● **Challenge**
Return only the lines from the top of the material through the line marked by "x = list(range(len(values)))", unaltered.

— Start of Source material —

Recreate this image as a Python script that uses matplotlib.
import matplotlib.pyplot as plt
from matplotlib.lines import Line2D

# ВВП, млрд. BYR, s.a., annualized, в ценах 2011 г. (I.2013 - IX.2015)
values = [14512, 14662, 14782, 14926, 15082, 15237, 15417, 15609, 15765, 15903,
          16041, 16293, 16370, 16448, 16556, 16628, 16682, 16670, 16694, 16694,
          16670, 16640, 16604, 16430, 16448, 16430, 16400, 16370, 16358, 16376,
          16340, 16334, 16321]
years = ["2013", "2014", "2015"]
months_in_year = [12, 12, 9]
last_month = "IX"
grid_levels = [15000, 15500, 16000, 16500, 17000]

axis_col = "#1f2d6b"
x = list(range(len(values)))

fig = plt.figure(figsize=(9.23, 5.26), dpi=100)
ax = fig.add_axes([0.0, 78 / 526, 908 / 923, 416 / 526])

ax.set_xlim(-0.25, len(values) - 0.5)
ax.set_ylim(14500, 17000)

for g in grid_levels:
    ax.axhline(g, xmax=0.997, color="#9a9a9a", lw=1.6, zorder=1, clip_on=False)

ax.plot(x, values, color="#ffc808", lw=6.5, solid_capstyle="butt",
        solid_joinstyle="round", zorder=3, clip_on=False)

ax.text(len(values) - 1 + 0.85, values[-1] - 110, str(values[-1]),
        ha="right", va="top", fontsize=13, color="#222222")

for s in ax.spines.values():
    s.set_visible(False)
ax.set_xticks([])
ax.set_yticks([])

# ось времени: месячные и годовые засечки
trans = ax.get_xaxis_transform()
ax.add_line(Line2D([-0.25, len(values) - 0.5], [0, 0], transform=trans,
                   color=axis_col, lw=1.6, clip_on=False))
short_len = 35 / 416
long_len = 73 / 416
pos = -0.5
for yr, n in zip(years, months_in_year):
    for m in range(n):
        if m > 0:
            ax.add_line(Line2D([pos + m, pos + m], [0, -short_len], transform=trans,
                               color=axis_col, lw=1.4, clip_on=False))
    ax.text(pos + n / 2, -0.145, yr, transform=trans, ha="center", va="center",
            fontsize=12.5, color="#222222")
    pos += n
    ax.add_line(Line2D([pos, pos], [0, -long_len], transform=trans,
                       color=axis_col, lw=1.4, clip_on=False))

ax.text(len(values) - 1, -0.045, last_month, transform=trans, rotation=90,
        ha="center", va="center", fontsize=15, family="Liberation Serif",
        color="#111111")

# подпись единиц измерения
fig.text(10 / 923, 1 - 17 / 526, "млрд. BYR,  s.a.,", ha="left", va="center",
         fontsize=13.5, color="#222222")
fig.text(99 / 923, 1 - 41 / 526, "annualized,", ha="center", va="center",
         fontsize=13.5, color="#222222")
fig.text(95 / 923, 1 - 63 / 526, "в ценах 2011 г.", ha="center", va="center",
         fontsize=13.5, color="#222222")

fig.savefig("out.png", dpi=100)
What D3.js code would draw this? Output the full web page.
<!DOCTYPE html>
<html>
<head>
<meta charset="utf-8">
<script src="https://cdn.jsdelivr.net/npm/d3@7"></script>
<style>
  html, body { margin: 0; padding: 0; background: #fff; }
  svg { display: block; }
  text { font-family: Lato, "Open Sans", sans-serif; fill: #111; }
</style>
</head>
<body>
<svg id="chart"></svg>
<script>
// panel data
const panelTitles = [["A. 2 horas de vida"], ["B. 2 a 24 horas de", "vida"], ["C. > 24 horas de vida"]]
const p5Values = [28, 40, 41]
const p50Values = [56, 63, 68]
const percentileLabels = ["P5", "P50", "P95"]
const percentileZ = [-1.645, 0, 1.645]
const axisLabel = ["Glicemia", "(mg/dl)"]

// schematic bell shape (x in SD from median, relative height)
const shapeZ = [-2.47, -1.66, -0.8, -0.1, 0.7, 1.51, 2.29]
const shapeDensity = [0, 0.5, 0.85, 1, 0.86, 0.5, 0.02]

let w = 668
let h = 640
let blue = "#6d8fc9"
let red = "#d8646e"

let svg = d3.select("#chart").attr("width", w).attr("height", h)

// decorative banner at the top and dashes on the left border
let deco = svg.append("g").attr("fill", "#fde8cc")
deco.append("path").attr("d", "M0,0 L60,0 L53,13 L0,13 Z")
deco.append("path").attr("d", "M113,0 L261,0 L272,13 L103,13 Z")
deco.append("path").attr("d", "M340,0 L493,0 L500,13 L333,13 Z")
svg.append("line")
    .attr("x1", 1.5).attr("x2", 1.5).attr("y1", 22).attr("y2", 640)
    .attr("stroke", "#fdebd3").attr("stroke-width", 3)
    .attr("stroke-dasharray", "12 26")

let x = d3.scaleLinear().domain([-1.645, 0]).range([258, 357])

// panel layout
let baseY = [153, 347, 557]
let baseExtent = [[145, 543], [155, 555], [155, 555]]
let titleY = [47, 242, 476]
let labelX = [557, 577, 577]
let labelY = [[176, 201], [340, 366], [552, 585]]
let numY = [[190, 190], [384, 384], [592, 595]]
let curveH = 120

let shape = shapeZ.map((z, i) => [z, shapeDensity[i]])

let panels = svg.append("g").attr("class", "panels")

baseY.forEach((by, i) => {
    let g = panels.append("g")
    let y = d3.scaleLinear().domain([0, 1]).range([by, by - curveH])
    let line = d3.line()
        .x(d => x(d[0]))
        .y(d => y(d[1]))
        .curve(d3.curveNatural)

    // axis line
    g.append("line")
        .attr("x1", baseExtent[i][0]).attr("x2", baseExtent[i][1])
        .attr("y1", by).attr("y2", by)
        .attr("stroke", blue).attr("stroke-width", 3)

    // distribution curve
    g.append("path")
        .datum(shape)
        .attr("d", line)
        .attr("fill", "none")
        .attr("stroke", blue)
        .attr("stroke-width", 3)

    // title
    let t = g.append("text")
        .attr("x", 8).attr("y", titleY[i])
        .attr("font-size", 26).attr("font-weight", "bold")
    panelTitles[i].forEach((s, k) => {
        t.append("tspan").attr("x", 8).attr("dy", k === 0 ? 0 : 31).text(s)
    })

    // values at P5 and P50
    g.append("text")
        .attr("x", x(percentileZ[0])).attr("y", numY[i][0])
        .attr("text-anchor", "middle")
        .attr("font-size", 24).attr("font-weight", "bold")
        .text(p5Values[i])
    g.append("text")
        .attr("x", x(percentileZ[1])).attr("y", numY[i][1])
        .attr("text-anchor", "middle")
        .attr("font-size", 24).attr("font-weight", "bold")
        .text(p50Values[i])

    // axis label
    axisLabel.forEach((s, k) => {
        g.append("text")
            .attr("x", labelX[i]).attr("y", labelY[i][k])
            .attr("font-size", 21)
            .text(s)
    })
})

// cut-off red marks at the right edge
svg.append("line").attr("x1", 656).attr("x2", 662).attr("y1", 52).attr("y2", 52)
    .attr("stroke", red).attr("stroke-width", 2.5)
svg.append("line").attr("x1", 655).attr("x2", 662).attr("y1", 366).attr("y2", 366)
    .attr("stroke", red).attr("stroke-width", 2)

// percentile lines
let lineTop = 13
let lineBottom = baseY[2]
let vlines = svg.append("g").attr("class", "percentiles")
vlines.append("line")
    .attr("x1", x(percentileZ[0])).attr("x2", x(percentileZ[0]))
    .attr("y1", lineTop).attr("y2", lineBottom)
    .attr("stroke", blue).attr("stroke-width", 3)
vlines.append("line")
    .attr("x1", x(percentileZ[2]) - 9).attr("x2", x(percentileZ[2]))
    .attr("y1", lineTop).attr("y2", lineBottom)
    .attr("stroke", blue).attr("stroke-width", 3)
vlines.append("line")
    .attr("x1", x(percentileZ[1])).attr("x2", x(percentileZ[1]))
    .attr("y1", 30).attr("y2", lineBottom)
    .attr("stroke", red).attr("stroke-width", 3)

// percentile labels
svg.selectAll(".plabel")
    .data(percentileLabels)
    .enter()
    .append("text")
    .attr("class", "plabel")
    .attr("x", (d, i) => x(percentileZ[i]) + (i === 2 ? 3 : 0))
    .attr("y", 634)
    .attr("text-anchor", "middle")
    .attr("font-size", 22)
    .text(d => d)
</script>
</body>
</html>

— End of Source material —

● **Solution**
Recreate this image as a Python script that uses matplotlib.
import matplotlib.pyplot as plt
from matplotlib.lines import Line2D

# ВВП, млрд. BYR, s.a., annualized, в ценах 2011 г. (I.2013 - IX.2015)
values = [14512, 14662, 14782, 14926, 15082, 15237, 15417, 15609, 15765, 15903,
          16041, 16293, 16370, 16448, 16556, 16628, 16682, 16670, 16694, 16694,
          16670, 16640, 16604, 16430, 16448, 16430, 16400, 16370, 16358, 16376,
          16340, 16334, 16321]
years = ["2013", "2014", "2015"]
months_in_year = [12, 12, 9]
last_month = "IX"
grid_levels = [15000, 15500, 16000, 16500, 17000]

axis_col = "#1f2d6b"
x = list(range(len(values)))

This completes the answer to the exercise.